▶ _Exercise goal_: Transcribe the data in full and exactly, omitting any pictures.

▶ _Information shown_:
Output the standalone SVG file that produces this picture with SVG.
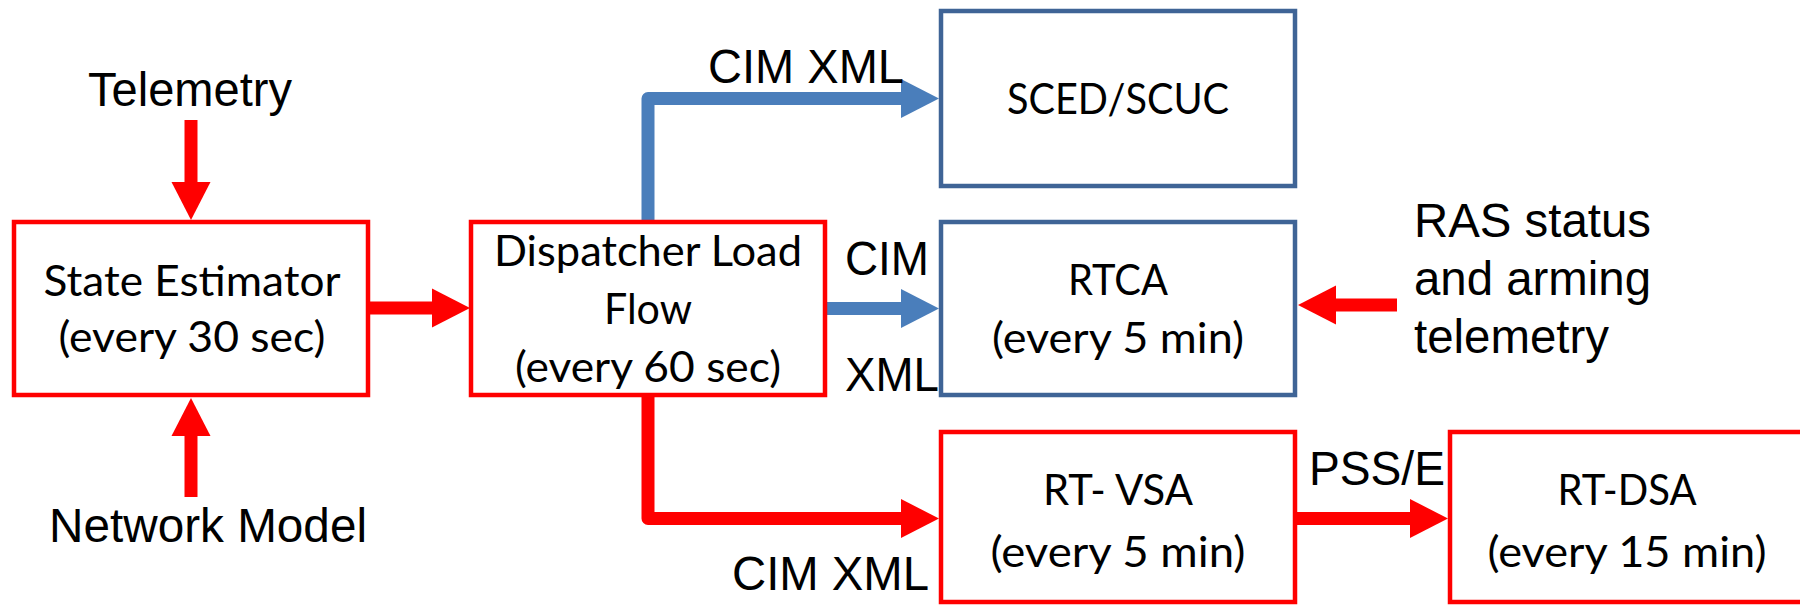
<svg xmlns="http://www.w3.org/2000/svg" width="1800" height="605" viewBox="0 0 1800 605">
  <style>
    .red-box { fill: #FFFFFF; stroke: #FF0000; stroke-width: 4.5; }
    .blue-box { fill: #FFFFFF; stroke: #3F6496; stroke-width: 4.5; }
    .box-text { font-family: Lato, "Open Sans", sans-serif; font-size: 43px; fill: #000000; text-anchor: middle; }
    .label { font-family: "Liberation Sans", Arial, sans-serif; font-size: 48px; fill: #000000; }
    .red-conn { fill: none; stroke: #FF0000; stroke-width: 13; stroke-linejoin: round; }
    .blue-conn { fill: none; stroke: #4A7EBB; stroke-width: 13; stroke-linejoin: round; }
  </style>
  <defs>
    <marker id="head-red" markerUnits="userSpaceOnUse" markerWidth="40" markerHeight="40" refX="0" refY="19.5" orient="auto" overflow="visible">
      <path d="M0,0 L38,19.5 L0,39 Z" fill="#FF0000"/>
    </marker>
    <marker id="head-blue" markerUnits="userSpaceOnUse" markerWidth="40" markerHeight="40" refX="0" refY="19.5" orient="auto" overflow="visible">
      <path d="M0,0 L38,19.5 L0,39 Z" fill="#4A7EBB"/>
    </marker>
  </defs>

  <g id="connectors">
    <path class="red-conn" d="M191,120 V182" marker-end="url(#head-red)"/>
    <path class="red-conn" d="M191,497 V436" marker-end="url(#head-red)"/>
    <path class="red-conn" d="M370,308 H432" marker-end="url(#head-red)"/>
    <path class="blue-conn" d="M648,222 V98.5 H901" marker-end="url(#head-blue)"/>
    <path class="blue-conn" d="M827,308.5 H901" marker-end="url(#head-blue)"/>
    <path class="red-conn" d="M648,397 V518.5 H901" marker-end="url(#head-red)"/>
    <path class="red-conn" d="M1397,305 H1336" marker-end="url(#head-red)"/>
    <path class="red-conn" d="M1297,518.5 H1410" marker-end="url(#head-red)"/>
  </g>

  <g id="labels">
    <text class="label" x="88" y="106" textLength="204" lengthAdjust="spacingAndGlyphs">Telemetry</text>
    <text class="label" x="49" y="542" textLength="318" lengthAdjust="spacingAndGlyphs">Network Model</text>
    <text class="label" x="708" y="83" textLength="196" lengthAdjust="spacingAndGlyphs">CIM XML</text>
    <text class="label" x="845" y="275" textLength="84" lengthAdjust="spacingAndGlyphs">CIM</text>
    <text class="label" x="845" y="391" textLength="94" lengthAdjust="spacingAndGlyphs">XML</text>
    <text class="label" x="732" y="590" textLength="197" lengthAdjust="spacingAndGlyphs">CIM XML</text>
    <text class="label" x="1309" y="485" textLength="136" lengthAdjust="spacingAndGlyphs">PSS/E</text>
    <text class="label" x="1414" y="237" textLength="237" lengthAdjust="spacingAndGlyphs">RAS status</text>
    <text class="label" x="1414" y="295" textLength="237" lengthAdjust="spacingAndGlyphs">and arming</text>
    <text class="label" x="1414" y="353" textLength="195" lengthAdjust="spacingAndGlyphs">telemetry</text>
  </g>

  <g id="state-estimator">
    <rect class="red-box" x="14" y="222" width="354" height="173"/>
    <text class="box-text" x="192" y="296" textLength="297" lengthAdjust="spacingAndGlyphs">State Estimator</text>
    <text class="box-text" x="192" y="352" textLength="267" lengthAdjust="spacingAndGlyphs">(every 30 sec)</text>
  </g>

  <g id="dispatcher-load-flow">
    <rect class="red-box" x="471" y="222" width="354" height="173"/>
    <text class="box-text" x="648" y="266" textLength="308" lengthAdjust="spacingAndGlyphs">Dispatcher Load</text>
    <text class="box-text" x="648" y="324" textLength="88" lengthAdjust="spacingAndGlyphs">Flow</text>
    <text class="box-text" x="648" y="382" textLength="266" lengthAdjust="spacingAndGlyphs">(every 60 sec)</text>
  </g>

  <g id="sced-scuc">
    <rect class="blue-box" x="941" y="11" width="354" height="175"/>
    <text class="box-text" x="1118" y="114" textLength="222" lengthAdjust="spacingAndGlyphs">SCED/SCUC</text>
  </g>

  <g id="rtca">
    <rect class="blue-box" x="941" y="222" width="354" height="173"/>
    <text class="box-text" x="1118" y="295" textLength="100" lengthAdjust="spacingAndGlyphs">RTCA</text>
    <text class="box-text" x="1118" y="353" textLength="252" lengthAdjust="spacingAndGlyphs">(every 5 min)</text>
  </g>

  <g id="rt-vsa">
    <rect class="red-box" x="941" y="432" width="354" height="170"/>
    <text class="box-text" x="1118" y="505" textLength="150" lengthAdjust="spacingAndGlyphs">RT- VSA</text>
    <text class="box-text" x="1118" y="567" textLength="255" lengthAdjust="spacingAndGlyphs">(every 5 min)</text>
  </g>

  <g id="rt-dsa">
    <rect class="red-box" x="1450" y="432" width="370" height="170"/>
    <text class="box-text" x="1627" y="505" textLength="139" lengthAdjust="spacingAndGlyphs">RT-DSA</text>
    <text class="box-text" x="1627" y="567" textLength="279" lengthAdjust="spacingAndGlyphs">(every 15 min)</text>
  </g>
</svg>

▶ _The solution_:
Output the standalone SVG file that produces this picture with SVG.
<svg xmlns="http://www.w3.org/2000/svg" width="1800" height="605" viewBox="0 0 1800 605">
  <style>
    .red-box { fill: #FFFFFF; stroke: #FF0000; stroke-width: 4.5; }
    .blue-box { fill: #FFFFFF; stroke: #3F6496; stroke-width: 4.5; }
    .box-text { font-family: Lato, "Open Sans", sans-serif; font-size: 43px; fill: #000000; text-anchor: middle; }
    .label { font-family: "Liberation Sans", Arial, sans-serif; font-size: 48px; fill: #000000; }
    .red-conn { fill: none; stroke: #FF0000; stroke-width: 13; stroke-linejoin: round; }
    .blue-conn { fill: none; stroke: #4A7EBB; stroke-width: 13; stroke-linejoin: round; }
  </style>
  <defs>
    <marker id="head-red" markerUnits="userSpaceOnUse" markerWidth="40" markerHeight="40" refX="0" refY="19.5" orient="auto" overflow="visible">
      <path d="M0,0 L38,19.5 L0,39 Z" fill="#FF0000"/>
    </marker>
    <marker id="head-blue" markerUnits="userSpaceOnUse" markerWidth="40" markerHeight="40" refX="0" refY="19.5" orient="auto" overflow="visible">
      <path d="M0,0 L38,19.5 L0,39 Z" fill="#4A7EBB"/>
    </marker>
  </defs>

  <g id="connectors">
    <path class="red-conn" d="M191,120 V182" marker-end="url(#head-red)"/>
    <path class="red-conn" d="M191,497 V436" marker-end="url(#head-red)"/>
    <path class="red-conn" d="M370,308 H432" marker-end="url(#head-red)"/>
    <path class="blue-conn" d="M648,222 V98.5 H901" marker-end="url(#head-blue)"/>
    <path class="blue-conn" d="M827,308.5 H901" marker-end="url(#head-blue)"/>
    <path class="red-conn" d="M648,397 V518.5 H901" marker-end="url(#head-red)"/>
    <path class="red-conn" d="M1397,305 H1336" marker-end="url(#head-red)"/>
    <path class="red-conn" d="M1297,518.5 H1410" marker-end="url(#head-red)"/>
  </g>

  <g id="labels">
    <text class="label" x="88" y="106" textLength="204" lengthAdjust="spacingAndGlyphs">Telemetry</text>
    <text class="label" x="49" y="542" textLength="318" lengthAdjust="spacingAndGlyphs">Network Model</text>
    <text class="label" x="708" y="83" textLength="196" lengthAdjust="spacingAndGlyphs">CIM XML</text>
    <text class="label" x="845" y="275" textLength="84" lengthAdjust="spacingAndGlyphs">CIM</text>
    <text class="label" x="845" y="391" textLength="94" lengthAdjust="spacingAndGlyphs">XML</text>
    <text class="label" x="732" y="590" textLength="197" lengthAdjust="spacingAndGlyphs">CIM XML</text>
    <text class="label" x="1309" y="485" textLength="136" lengthAdjust="spacingAndGlyphs">PSS/E</text>
    <text class="label" x="1414" y="237" textLength="237" lengthAdjust="spacingAndGlyphs">RAS status</text>
    <text class="label" x="1414" y="295" textLength="237" lengthAdjust="spacingAndGlyphs">and arming</text>
    <text class="label" x="1414" y="353" textLength="195" lengthAdjust="spacingAndGlyphs">telemetry</text>
  </g>

  <g id="state-estimator">
    <rect class="red-box" x="14" y="222" width="354" height="173"/>
    <text class="box-text" x="192" y="296" textLength="297" lengthAdjust="spacingAndGlyphs">State Estimator</text>
    <text class="box-text" x="192" y="352" textLength="267" lengthAdjust="spacingAndGlyphs">(every 30 sec)</text>
  </g>

  <g id="dispatcher-load-flow">
    <rect class="red-box" x="471" y="222" width="354" height="173"/>
    <text class="box-text" x="648" y="266" textLength="308" lengthAdjust="spacingAndGlyphs">Dispatcher Load</text>
    <text class="box-text" x="648" y="324" textLength="88" lengthAdjust="spacingAndGlyphs">Flow</text>
    <text class="box-text" x="648" y="382" textLength="266" lengthAdjust="spacingAndGlyphs">(every 60 sec)</text>
  </g>

  <g id="sced-scuc">
    <rect class="blue-box" x="941" y="11" width="354" height="175"/>
    <text class="box-text" x="1118" y="114" textLength="222" lengthAdjust="spacingAndGlyphs">SCED/SCUC</text>
  </g>

  <g id="rtca">
    <rect class="blue-box" x="941" y="222" width="354" height="173"/>
    <text class="box-text" x="1118" y="295" textLength="100" lengthAdjust="spacingAndGlyphs">RTCA</text>
    <text class="box-text" x="1118" y="353" textLength="252" lengthAdjust="spacingAndGlyphs">(every 5 min)</text>
  </g>

  <g id="rt-vsa">
    <rect class="red-box" x="941" y="432" width="354" height="170"/>
    <text class="box-text" x="1118" y="505" textLength="150" lengthAdjust="spacingAndGlyphs">RT- VSA</text>
    <text class="box-text" x="1118" y="567" textLength="255" lengthAdjust="spacingAndGlyphs">(every 5 min)</text>
  </g>

  <g id="rt-dsa">
    <rect class="red-box" x="1450" y="432" width="370" height="170"/>
    <text class="box-text" x="1627" y="505" textLength="139" lengthAdjust="spacingAndGlyphs">RT-DSA</text>
    <text class="box-text" x="1627" y="567" textLength="279" lengthAdjust="spacingAndGlyphs">(every 15 min)</text>
  </g>
</svg>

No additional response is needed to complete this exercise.